Pope, a journalist based in Istanbul, professes at the outset to have had little knowledge of the broader Turkic world until being told to cover a demonstration by Uighurs in China. As the Soviet Union collapsed, however, he found himself well-placed to investigate some of the newly-independent states of Central Asia, most of which are Turkic-majority.
What follows, then, is a series of travelogue-style pieces as Pope traverses this under-analysed part of the world. He wanders through bazaars in western China, meets with the President of Kazakhstan, crosses the Caspian Sea, interviews refugees from Nagorno-Karabakh and even gets to talk to some Bulgarian Turks thinking about returning to the motherland.

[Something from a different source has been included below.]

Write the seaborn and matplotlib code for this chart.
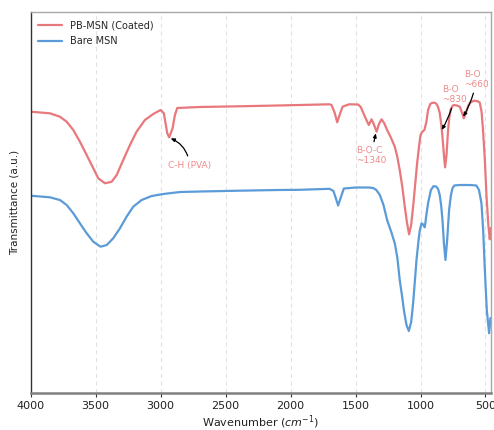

Entertaining and informative as all of this is (English-language books on any aspect of Central Asia still being a developing market), Pope's analyses frequently lack context. His discussions of the Turkmen and Kazakh leaders seem to fall too easily into the standard lines (the former is a dictator, but an amusing one, the latter could do with being more democratic but seems a nice guy). Admittedly, in this part of the world, it doesn't pay to be too critical of one's hosts, particularly not if one intends to return later on for more journalistic coverage, but as a historian of the Turks, I found this wanting a bit.
Equally concerning were Pope's frequent plunges into the local languages. While his puzzling rendering of "Xankandi" in Azerbaijan as "Hankenty" is perhaps excusable due to the orthographical reforms taking place at the time, there is a description of a Turkmen contact's language as evoking the dustiness and furtiveness of Turkmen historical existence which is patently ridiculous. While this is the only occasion on which Pope makes such comments openly, one wonders idly how many times such essentialist thinking influenced his views of the situation.

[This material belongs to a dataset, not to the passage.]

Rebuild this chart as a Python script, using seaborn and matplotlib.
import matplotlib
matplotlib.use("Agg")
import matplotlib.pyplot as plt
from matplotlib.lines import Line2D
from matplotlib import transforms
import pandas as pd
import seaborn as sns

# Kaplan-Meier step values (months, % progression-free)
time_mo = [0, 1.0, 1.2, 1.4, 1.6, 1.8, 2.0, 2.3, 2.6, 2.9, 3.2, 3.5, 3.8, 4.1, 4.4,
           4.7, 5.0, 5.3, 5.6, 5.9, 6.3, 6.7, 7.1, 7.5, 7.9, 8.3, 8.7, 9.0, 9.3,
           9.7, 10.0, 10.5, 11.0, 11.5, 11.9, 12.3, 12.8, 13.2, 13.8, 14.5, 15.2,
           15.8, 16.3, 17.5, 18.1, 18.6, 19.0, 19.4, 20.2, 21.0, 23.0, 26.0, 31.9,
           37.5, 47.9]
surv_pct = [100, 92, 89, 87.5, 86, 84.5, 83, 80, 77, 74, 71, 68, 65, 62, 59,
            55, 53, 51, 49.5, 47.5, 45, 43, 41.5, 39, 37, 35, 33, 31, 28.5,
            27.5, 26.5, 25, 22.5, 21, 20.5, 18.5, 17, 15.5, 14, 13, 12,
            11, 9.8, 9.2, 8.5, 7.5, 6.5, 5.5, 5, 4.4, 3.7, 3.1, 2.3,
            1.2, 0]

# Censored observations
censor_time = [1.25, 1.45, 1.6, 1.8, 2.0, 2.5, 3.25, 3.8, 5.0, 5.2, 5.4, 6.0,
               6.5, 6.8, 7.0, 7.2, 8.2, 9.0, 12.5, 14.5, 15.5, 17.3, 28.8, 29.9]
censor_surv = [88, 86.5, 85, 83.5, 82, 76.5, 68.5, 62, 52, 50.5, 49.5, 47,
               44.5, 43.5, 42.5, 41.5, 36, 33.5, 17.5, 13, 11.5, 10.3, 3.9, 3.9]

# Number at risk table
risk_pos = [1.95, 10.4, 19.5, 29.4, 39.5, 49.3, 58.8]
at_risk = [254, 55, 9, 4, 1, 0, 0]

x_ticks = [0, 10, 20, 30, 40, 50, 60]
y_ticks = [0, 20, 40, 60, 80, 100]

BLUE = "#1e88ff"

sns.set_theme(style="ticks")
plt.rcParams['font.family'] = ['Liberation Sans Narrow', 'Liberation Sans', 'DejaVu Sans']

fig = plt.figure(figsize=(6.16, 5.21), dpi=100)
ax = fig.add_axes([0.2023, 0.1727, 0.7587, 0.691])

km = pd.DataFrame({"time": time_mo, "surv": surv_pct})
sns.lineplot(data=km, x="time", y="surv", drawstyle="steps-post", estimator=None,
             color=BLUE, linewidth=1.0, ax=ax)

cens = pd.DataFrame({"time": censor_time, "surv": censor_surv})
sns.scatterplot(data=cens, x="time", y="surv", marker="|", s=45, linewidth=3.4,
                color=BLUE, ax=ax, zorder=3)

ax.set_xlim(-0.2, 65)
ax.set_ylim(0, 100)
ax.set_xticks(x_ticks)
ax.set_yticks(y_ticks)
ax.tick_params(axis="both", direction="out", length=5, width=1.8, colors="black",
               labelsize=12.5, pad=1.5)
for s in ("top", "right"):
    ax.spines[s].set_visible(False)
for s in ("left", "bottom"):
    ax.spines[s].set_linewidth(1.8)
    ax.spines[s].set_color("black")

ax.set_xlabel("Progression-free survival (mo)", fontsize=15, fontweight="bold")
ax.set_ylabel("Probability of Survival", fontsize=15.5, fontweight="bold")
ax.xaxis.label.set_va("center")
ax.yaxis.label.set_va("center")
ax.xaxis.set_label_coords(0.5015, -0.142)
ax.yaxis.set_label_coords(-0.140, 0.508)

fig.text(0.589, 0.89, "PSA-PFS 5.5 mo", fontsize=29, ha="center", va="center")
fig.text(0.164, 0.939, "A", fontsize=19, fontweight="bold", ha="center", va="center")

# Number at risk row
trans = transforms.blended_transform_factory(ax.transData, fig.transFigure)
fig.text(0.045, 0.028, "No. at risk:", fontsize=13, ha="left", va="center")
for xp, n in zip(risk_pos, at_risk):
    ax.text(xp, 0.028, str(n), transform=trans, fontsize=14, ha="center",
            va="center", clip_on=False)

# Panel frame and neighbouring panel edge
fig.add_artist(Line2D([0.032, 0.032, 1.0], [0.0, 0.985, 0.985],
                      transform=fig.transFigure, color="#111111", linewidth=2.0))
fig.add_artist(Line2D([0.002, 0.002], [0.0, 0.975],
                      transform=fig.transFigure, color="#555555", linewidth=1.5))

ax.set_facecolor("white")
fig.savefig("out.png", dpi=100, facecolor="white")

As a third consideration, Pope gives undue weight to some groups of Turks while giving others short shrift. His "appalachian Turks" make for a romantic story, but could easily have been dispensed with in light of anthropological consensus on the topic. Groups such as the Christian Gagauz of Moldova, the Crimean Tatars of Ukraine and the myriad Turkic groups of the Russian Federation (including the Buddhist Buryats) hardly even get a mention, which feels like an oversight. Even the relatively well-known polyphonic throat singers of Tuva only get a paragraph or two.

This is not to say that Pope's work is substandard. For the lay reader, this is very possibly a better book than I am making it out to be. Be aware, however, that the specialist - or indeed the non-specialist who finds this sort of thing interesting - is going to want a lot more than what is written up here.